Tuesday, January 30, 2007

Dead Man Walking School Theatre Project In My Life

Innocently uttering just four little words, "Okay, I'll do it," a short while ago, I set in motion a path for myself that has drawn me into deep reflection. Performing on stage, film, and clubs, for the better part of my life, this new role was accepted without worry but little background with its significance.

My agreement in reply to a friend's request to play the Mother in a production she was involved in and which she buffered with, "You know, just a few lines here and there --but it's a good play and you'll be helping the kids out . . ." How could I refuse?

What I had agreed to was participation in The Dead Man Walking School Theatre Project, the adaptation by actor and director Tim Robbins of Sr. Helen Prejean's award-winning book, "Dead Man Walking." In addition to the award-winning film, Mr. Robbins has created a powerful drama but -- contrary to most playwrights -- only allows productions through college and high-school theater partnership programs that include community outreach with workshops meant to explore how people feel about the death penalty through examination of their own belief systems. For what one community has done with the project in New Orleans, go here.

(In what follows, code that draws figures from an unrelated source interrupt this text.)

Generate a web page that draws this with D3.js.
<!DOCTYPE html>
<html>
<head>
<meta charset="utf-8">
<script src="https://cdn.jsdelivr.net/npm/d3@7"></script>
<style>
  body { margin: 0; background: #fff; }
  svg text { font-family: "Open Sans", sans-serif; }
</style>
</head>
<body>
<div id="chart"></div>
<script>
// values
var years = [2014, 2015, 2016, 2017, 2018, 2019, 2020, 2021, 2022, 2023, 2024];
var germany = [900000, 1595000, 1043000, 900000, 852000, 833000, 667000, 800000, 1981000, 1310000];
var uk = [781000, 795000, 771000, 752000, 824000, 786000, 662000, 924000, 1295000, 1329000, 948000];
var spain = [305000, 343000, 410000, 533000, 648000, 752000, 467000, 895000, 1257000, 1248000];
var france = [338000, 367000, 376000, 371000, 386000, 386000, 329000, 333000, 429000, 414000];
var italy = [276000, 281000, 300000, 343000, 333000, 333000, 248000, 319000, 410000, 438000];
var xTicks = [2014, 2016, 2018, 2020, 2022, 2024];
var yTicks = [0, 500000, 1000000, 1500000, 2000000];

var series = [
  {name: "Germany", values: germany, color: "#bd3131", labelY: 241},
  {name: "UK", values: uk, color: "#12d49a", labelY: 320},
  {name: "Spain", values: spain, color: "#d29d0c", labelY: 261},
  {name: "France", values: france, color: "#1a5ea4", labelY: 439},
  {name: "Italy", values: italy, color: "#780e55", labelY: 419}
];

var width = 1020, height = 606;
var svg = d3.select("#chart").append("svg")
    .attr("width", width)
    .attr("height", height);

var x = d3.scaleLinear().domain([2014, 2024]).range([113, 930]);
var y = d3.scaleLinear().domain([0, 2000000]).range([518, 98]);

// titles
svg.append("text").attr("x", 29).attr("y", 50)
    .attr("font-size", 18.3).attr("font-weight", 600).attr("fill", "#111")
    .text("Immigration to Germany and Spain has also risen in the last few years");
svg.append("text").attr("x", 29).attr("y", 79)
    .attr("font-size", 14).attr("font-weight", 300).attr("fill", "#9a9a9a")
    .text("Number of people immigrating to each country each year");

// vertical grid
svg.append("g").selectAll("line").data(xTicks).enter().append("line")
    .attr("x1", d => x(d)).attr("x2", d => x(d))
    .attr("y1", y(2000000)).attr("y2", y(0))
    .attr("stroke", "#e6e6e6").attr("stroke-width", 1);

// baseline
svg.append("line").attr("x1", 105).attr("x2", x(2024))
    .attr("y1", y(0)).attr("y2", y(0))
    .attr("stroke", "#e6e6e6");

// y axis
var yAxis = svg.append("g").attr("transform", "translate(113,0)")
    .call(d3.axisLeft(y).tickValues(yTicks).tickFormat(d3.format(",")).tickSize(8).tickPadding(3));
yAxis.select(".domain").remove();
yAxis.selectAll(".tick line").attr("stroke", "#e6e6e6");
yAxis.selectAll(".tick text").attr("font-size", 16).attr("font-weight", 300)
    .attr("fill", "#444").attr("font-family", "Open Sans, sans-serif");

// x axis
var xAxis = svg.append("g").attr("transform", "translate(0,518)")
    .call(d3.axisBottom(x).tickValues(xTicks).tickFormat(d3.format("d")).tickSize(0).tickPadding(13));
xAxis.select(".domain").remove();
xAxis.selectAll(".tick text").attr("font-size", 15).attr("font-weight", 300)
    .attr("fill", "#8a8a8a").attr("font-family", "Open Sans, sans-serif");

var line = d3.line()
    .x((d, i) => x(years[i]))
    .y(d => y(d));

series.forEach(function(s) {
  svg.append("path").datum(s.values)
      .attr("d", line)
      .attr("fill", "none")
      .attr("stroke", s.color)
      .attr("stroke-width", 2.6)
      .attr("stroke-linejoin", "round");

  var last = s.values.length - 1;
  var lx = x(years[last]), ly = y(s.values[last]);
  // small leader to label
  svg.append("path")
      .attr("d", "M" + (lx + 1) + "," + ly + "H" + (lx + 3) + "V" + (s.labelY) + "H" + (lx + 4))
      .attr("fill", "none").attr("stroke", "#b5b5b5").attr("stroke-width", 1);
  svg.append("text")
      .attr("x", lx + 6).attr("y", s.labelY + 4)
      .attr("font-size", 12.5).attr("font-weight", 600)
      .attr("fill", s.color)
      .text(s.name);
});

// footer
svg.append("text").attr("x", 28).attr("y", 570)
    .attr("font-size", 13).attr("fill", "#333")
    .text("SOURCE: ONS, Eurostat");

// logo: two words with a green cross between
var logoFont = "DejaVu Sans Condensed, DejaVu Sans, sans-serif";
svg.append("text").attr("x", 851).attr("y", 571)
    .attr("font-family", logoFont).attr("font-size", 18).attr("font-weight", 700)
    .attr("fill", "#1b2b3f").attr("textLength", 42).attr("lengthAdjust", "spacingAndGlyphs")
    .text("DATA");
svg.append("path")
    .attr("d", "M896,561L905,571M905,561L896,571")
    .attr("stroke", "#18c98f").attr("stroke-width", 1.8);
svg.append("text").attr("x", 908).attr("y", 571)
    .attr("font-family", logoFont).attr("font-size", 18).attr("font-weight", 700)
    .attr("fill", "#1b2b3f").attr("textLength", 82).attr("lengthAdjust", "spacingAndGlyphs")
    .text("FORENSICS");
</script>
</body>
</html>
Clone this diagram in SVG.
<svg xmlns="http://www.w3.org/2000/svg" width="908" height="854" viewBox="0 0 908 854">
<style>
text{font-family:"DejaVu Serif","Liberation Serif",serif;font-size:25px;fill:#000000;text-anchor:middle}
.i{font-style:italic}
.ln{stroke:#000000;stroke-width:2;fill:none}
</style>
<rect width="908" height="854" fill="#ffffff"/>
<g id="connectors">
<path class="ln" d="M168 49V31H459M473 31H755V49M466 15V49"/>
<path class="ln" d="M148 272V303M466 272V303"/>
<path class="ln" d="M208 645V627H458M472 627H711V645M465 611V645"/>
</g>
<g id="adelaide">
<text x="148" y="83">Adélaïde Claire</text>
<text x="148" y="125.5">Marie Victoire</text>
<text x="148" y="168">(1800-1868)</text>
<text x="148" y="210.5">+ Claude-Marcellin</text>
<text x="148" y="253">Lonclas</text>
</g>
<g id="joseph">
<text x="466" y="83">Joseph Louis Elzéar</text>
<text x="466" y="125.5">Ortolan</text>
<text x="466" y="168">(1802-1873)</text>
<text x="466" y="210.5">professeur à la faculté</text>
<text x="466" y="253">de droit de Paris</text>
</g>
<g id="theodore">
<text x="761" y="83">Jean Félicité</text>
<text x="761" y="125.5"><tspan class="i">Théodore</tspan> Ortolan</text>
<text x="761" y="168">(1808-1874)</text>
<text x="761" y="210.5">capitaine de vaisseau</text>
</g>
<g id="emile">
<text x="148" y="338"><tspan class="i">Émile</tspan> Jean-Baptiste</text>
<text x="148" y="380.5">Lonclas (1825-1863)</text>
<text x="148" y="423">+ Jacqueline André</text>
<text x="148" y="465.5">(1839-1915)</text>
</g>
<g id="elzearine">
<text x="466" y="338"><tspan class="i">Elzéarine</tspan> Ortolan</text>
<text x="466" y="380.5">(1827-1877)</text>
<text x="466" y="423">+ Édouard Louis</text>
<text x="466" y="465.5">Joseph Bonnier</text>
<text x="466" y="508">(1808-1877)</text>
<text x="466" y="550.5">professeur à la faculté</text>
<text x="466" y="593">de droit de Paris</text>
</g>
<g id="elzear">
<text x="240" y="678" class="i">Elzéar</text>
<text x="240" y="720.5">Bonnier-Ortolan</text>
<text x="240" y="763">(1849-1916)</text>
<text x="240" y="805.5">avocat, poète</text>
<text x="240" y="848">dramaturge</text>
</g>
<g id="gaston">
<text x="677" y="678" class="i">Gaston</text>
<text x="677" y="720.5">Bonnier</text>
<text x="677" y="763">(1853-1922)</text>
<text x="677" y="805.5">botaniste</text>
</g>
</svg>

Well, the "little bit" I'm doing has grown into three small parts -- Mother of Sr. Prejean, a reporter, and a support group attendee -- along with scene-balancing "landscape" tableaux with the other actors also playing multiple roles. Not impossible; been done, before -- BUT, we are never allowed to leave the stage! It seems that our Director for the February 1-10 Cardinal Gibbons High School production loves this form of theatre and we get to do it, in spades!

Woe is me! I've discovered that age is definitly creeping up. Not as limber as I've been, my feet are screaming by the end of rehearsals. Of course, that's probably because rehearsals seem to take forever. The actual show is over before you know it!

Once you have performed in a Justice Theater Project, you are a member for life! So, I'll be leading a couple of workshops, once the play run is over as part of my outreach service. This is not proselytizing -- no pressure for anyone to change their beliefs, simply a forum to examine them and know why they feel as they do about the death penalty. (This is definitely when I wish I were 18, again. I knew everything, then! and decisions were so much easier.)

We open Thursday, which is just about when I'll have everything memorized!